**Short task:**
Produce an exact copy of all the data below, dropping every image.

**Material:**
----------------------------------------

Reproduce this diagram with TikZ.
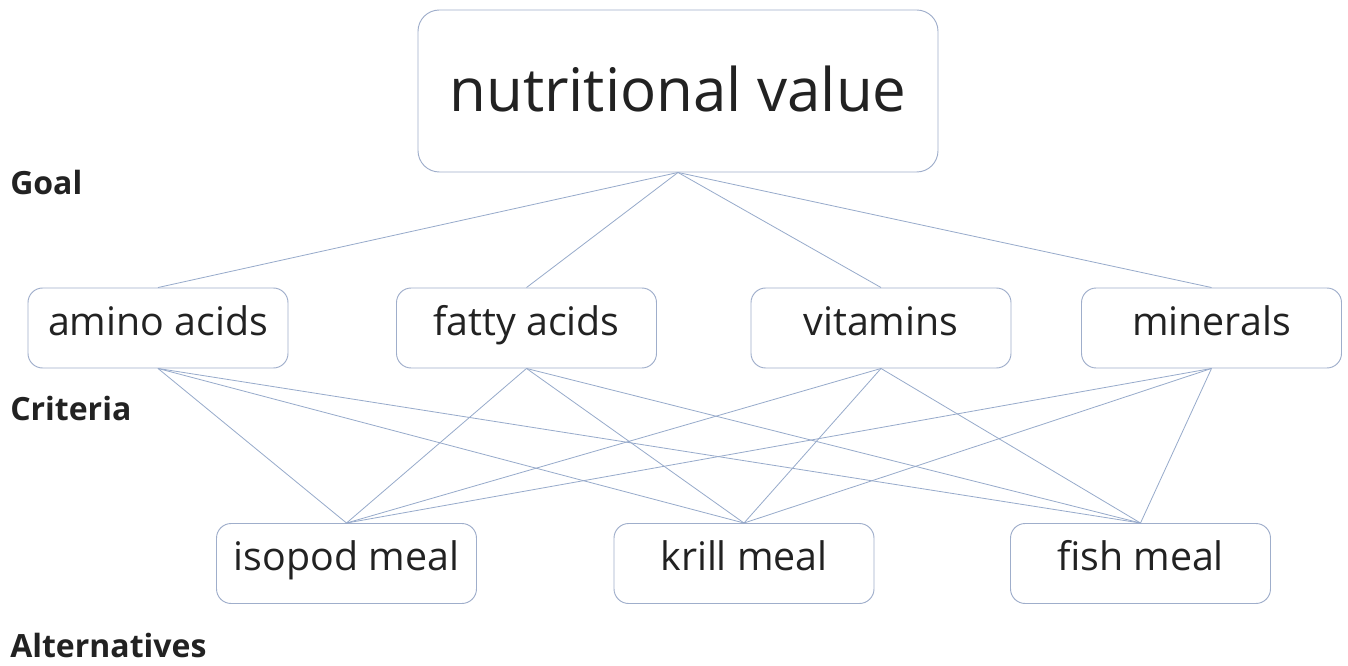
\documentclass[tikz,border=0pt]{standalone}
\usepackage{fontspec}
\setmainfont{Open Sans}
\definecolor{boxc}{HTML}{9FAECB}
\definecolor{linec}{HTML}{97AACB}
\definecolor{txt}{HTML}{222222}
\begin{document}
\begin{tikzpicture}[x=0.75pt,y=-0.75pt,
  box/.style={draw=boxc, rounded corners=11pt, line width=0.7pt, minimum width=195pt, minimum height=60pt, inner sep=0pt, text=txt, text height=19pt, text depth=8.5pt, font=\fontsize{29.5}{32}\selectfont},
  topbox/.style={box, rounded corners=16pt, minimum width=390pt, minimum height=121.5pt, text height=45pt, text depth=13.5pt, font=\fontsize{45}{52}\selectfont},
  lvl/.style={anchor=west, inner sep=0pt, text=txt, font=\bfseries\fontsize{24}{27}\selectfont},
  link/.style={draw=linec, line width=0.6pt}]
\useasboundingbox (0,0) rectangle (1348,666);
\fill[white] (0,0) rectangle (1348,666);
\node[topbox] (goal) at (678,91) {nutritional value};
\node[box] (amino) at (158,328) {amino acids};
\node[box] (fatty) at (526.5,328) {fatty acids};
\node[box] (vit) at (881,328) {vitamins};
\node[box] (min) at (1211.5,328) {minerals};
\node[box] (iso) at (346.5,563.5) {isopod meal};
\node[box] (krill) at (744,563.5) {krill meal};
\node[box] (fish) at (1140.5,563.5) {fish meal};
\node[lvl] (lgoal) at (10,183) {Goal};
\node[lvl] (lcrit) at (10,408) {Criteria};
\node[lvl] (lalt) at (10,645) {Alternatives};
\foreach \c in {amino,fatty,vit,min}{
  \draw[link] (goal.south) -- (\c.north);
  \foreach \a in {iso,krill,fish}{
    \draw[link] (\c.south) -- (\a.north);
  }
}
\end{tikzpicture}
\end{document}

----------------------------------------

**Complete answer:**
Reproduce this diagram with TikZ.
\documentclass[tikz,border=0pt]{standalone}
\usepackage{fontspec}
\setmainfont{Open Sans}
\definecolor{boxc}{HTML}{9FAECB}
\definecolor{linec}{HTML}{97AACB}
\definecolor{txt}{HTML}{222222}
\begin{document}
\begin{tikzpicture}[x=0.75pt,y=-0.75pt,
  box/.style={draw=boxc, rounded corners=11pt, line width=0.7pt, minimum width=195pt, minimum height=60pt, inner sep=0pt, text=txt, text height=19pt, text depth=8.5pt, font=\fontsize{29.5}{32}\selectfont},
  topbox/.style={box, rounded corners=16pt, minimum width=390pt, minimum height=121.5pt, text height=45pt, text depth=13.5pt, font=\fontsize{45}{52}\selectfont},
  lvl/.style={anchor=west, inner sep=0pt, text=txt, font=\bfseries\fontsize{24}{27}\selectfont},
  link/.style={draw=linec, line width=0.6pt}]
\useasboundingbox (0,0) rectangle (1348,666);
\fill[white] (0,0) rectangle (1348,666);
\node[topbox] (goal) at (678,91) {nutritional value};
\node[box] (amino) at (158,328) {amino acids};
\node[box] (fatty) at (526.5,328) {fatty acids};
\node[box] (vit) at (881,328) {vitamins};
\node[box] (min) at (1211.5,328) {minerals};
\node[box] (iso) at (346.5,563.5) {isopod meal};
\node[box] (krill) at (744,563.5) {krill meal};
\node[box] (fish) at (1140.5,563.5) {fish meal};
\node[lvl] (lgoal) at (10,183) {Goal};
\node[lvl] (lcrit) at (10,408) {Criteria};
\node[lvl] (lalt) at (10,645) {Alternatives};
\foreach \c in {amino,fatty,vit,min}{
  \draw[link] (goal.south) -- (\c.north);
  \foreach \a in {iso,krill,fish}{
    \draw[link] (\c.south) -- (\a.north);
  }
}
\end{tikzpicture}
\end{document}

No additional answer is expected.